START Given information

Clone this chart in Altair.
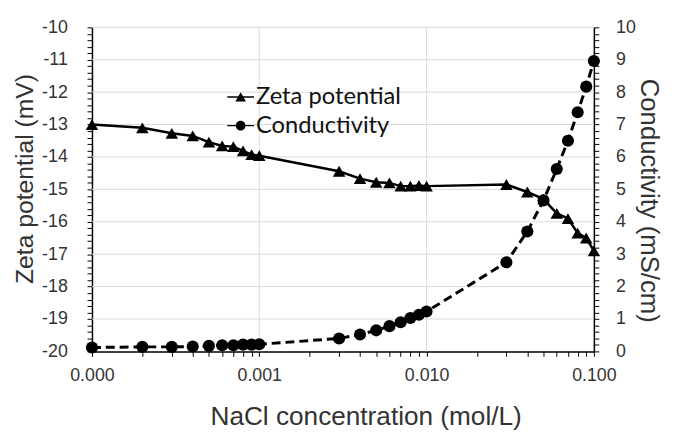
import altair as alt
import pandas as pd

# ---- data ----
conc = [0.0001, 0.0002, 0.0003, 0.0004, 0.0005, 0.0006, 0.0007, 0.0008, 0.0009, 0.001,
        0.003, 0.004, 0.005, 0.006, 0.007, 0.008, 0.009, 0.01,
        0.03, 0.04, 0.05, 0.06, 0.07, 0.08, 0.09, 0.1]
zeta = [-13.0, -13.1, -13.27, -13.35, -13.54, -13.66, -13.68, -13.81, -13.93, -13.96,
        -14.44, -14.67, -14.78, -14.8, -14.9, -14.9, -14.88, -14.9,
        -14.85, -15.08, -15.3, -15.74, -15.9, -16.35, -16.5, -16.9]
cond = [0.12, 0.14, 0.14, 0.15, 0.17, 0.19, 0.19, 0.21, 0.21, 0.22,
        0.4, 0.52, 0.65, 0.78, 0.9, 1.03, 1.13, 1.23,
        2.75, 3.7, 4.66, 5.63, 6.5, 7.38, 8.17, 8.96]
series_names = ["Zeta potential", "Conductivity"]

x_ticks = [0.0001, 0.0002, 0.0003, 0.0004, 0.0005, 0.0006, 0.0007, 0.0008, 0.0009,
           0.001, 0.002, 0.003, 0.004, 0.005, 0.006, 0.007, 0.008, 0.009,
           0.01, 0.02, 0.03, 0.04, 0.05, 0.06, 0.07, 0.08, 0.09, 0.1]
x_grid = [0.001, 0.01]
zeta_grid = [-19, -18, -17, -16, -15, -14, -13, -12, -11, -10]
zeta_ticks = [round(-20 + 0.2 * i, 1) for i in range(51)]
cond_ticks = [round(0.2 * i, 1) for i in range(51)]

df = pd.DataFrame({"conc": conc, "zeta": zeta, "cond": cond})

FONT = "Liberation Sans"
TXT = "#333333"

x_scale = alt.Scale(type="log", domain=[0.0001, 0.1])
zeta_scale = alt.Scale(domain=[-20, -10], nice=False, zero=False)
cond_scale = alt.Scale(domain=[0, 10], nice=False)

x_axis = alt.Axis(
    title="NaCl concentration (mol/L)", values=x_ticks, grid=False,
    labelExpr="abs(log(datum.value)/log(10) - round(log(datum.value)/log(10))) < 0.000001 ? format(datum.value, '.3f') : ''",
    labelOverlap=False, labelFlush=False, labelPadding=10,
    titleFontSize=26.5, titleBaseline="alphabetic", titleX=277, titleY=74,
)
zeta_axis = alt.Axis(
    title="Zeta potential (mV)", values=zeta_ticks, grid=False,
    labelExpr="abs(datum.value - round(datum.value)) < 0.001 ? toString(round(datum.value)) : ''",
    labelOverlap=False, labelFlush=False, labelPadding=20,
    titleFontSize=25, titleBaseline="alphabetic", titleX=-60, titleY=153,
)
cond_axis = alt.Axis(
    title="Conductivity (mS/cm)", values=cond_ticks, grid=False, orient="right",
    labelExpr="abs(datum.value - round(datum.value)) < 0.001 ? toString(round(datum.value)) : ''",
    labelOverlap=False, labelFlush=False, labelPadding=17,
    titleFontSize=26, titleBaseline="alphabetic", titleX=47, titleY=175,
)

x_enc = alt.X("conc:Q", scale=x_scale, axis=x_axis)
yz_enc = alt.Y("zeta:Q", scale=zeta_scale, axis=zeta_axis)
yc_enc = alt.Y("cond:Q", scale=cond_scale, axis=cond_axis)

hgrid = alt.Chart(pd.DataFrame({"g": zeta_grid})).mark_rule(
    color="#d9d9d9", strokeWidth=1
).encode(y=alt.Y("g:Q", scale=zeta_scale, axis=zeta_axis))

vgrid = alt.Chart(pd.DataFrame({"v": x_grid})).mark_rule(
    color="#d9d9d9", strokeWidth=1
).encode(x=alt.X("v:Q", scale=x_scale, axis=x_axis))

base = alt.Chart(df)

zeta_line = base.mark_line(color="black", strokeWidth=2.5).encode(x=x_enc, y=yz_enc)
zeta_pts = base.mark_point(shape="triangle-up", filled=True, color="black", size=160, opacity=1).encode(
    x=x_enc, y=yz_enc
)

# legend symbols: short line with marker in the middle (filled outlines)
tri_path = "M-1,-0.05H1V0.05H-1ZM0,-0.36L0.4,0.34L-0.4,0.34Z"
circ_path = "M-1,-0.05H1V0.05H-1ZM0.36,0A0.36,0.36,0,1,1,-0.36,0A0.36,0.36,0,1,1,0.36,0Z"

legend_layer = base.transform_calculate(series="'Zeta potential'").transform_filter(
    "false"
).mark_point(filled=True, color="black", opacity=1).encode(
    x=x_enc,
    y=yz_enc,
    shape=alt.Shape(
        "series:N",
        scale=alt.Scale(domain=series_names, range=[tri_path, circ_path]),
        legend=alt.Legend(
            title=None, orient="none", legendX=137, legendY=57,
            symbolSize=729, symbolStrokeWidth=0,
            symbolFillColor="black", symbolOpacity=1,
            labelFont="Lato", labelFontSize=24, labelColor="#111111",
            labelOffset=2, rowPadding=3, padding=0, offset=0,
        ),
    ),
)

zeta_layer = alt.layer(hgrid, vgrid, zeta_line, zeta_pts, legend_layer)

cond_line = base.mark_line(color="black", strokeWidth=3, strokeDash=[9, 5]).encode(x=x_enc, y=yc_enc)
cond_pts = base.mark_point(shape="circle", filled=True, color="black", size=150, opacity=1).encode(
    x=x_enc, y=yc_enc
)
cond_layer = alt.layer(cond_line, cond_pts)

chart = alt.layer(zeta_layer, cond_layer).resolve_scale(y="independent").properties(
    width=508, height=328,
    autosize=alt.AutoSizeParams(type="none"),
    padding={"left": 85, "top": 17, "right": 73, "bottom": 80},
).configure_view(stroke=None).configure_axis(
    labelFont=FONT, labelFontSize=18, labelColor=TXT,
    titleFont=FONT, titleFontWeight="normal", titleColor=TXT,
    domainColor="black", domainWidth=1.5, tickColor="black", tickSize=5, tickWidth=1,
)

chart.save("out.html", embed_options={"renderer": "svg", "actions": False})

END Given information

*What you have to do*:
Reproduce the material above exactly, first line through the line that contains "cond_scale = alt.Scale(domain=[0, 10], nice=False)", minus the pictures.

*The answer*:
Clone this chart in Altair.
import altair as alt
import pandas as pd

# ---- data ----
conc = [0.0001, 0.0002, 0.0003, 0.0004, 0.0005, 0.0006, 0.0007, 0.0008, 0.0009, 0.001,
        0.003, 0.004, 0.005, 0.006, 0.007, 0.008, 0.009, 0.01,
        0.03, 0.04, 0.05, 0.06, 0.07, 0.08, 0.09, 0.1]
zeta = [-13.0, -13.1, -13.27, -13.35, -13.54, -13.66, -13.68, -13.81, -13.93, -13.96,
        -14.44, -14.67, -14.78, -14.8, -14.9, -14.9, -14.88, -14.9,
        -14.85, -15.08, -15.3, -15.74, -15.9, -16.35, -16.5, -16.9]
cond = [0.12, 0.14, 0.14, 0.15, 0.17, 0.19, 0.19, 0.21, 0.21, 0.22,
        0.4, 0.52, 0.65, 0.78, 0.9, 1.03, 1.13, 1.23,
        2.75, 3.7, 4.66, 5.63, 6.5, 7.38, 8.17, 8.96]
series_names = ["Zeta potential", "Conductivity"]

x_ticks = [0.0001, 0.0002, 0.0003, 0.0004, 0.0005, 0.0006, 0.0007, 0.0008, 0.0009,
           0.001, 0.002, 0.003, 0.004, 0.005, 0.006, 0.007, 0.008, 0.009,
           0.01, 0.02, 0.03, 0.04, 0.05, 0.06, 0.07, 0.08, 0.09, 0.1]
x_grid = [0.001, 0.01]
zeta_grid = [-19, -18, -17, -16, -15, -14, -13, -12, -11, -10]
zeta_ticks = [round(-20 + 0.2 * i, 1) for i in range(51)]
cond_ticks = [round(0.2 * i, 1) for i in range(51)]

df = pd.DataFrame({"conc": conc, "zeta": zeta, "cond": cond})

FONT = "Liberation Sans"
TXT = "#333333"

x_scale = alt.Scale(type="log", domain=[0.0001, 0.1])
zeta_scale = alt.Scale(domain=[-20, -10], nice=False, zero=False)
cond_scale = alt.Scale(domain=[0, 10], nice=False)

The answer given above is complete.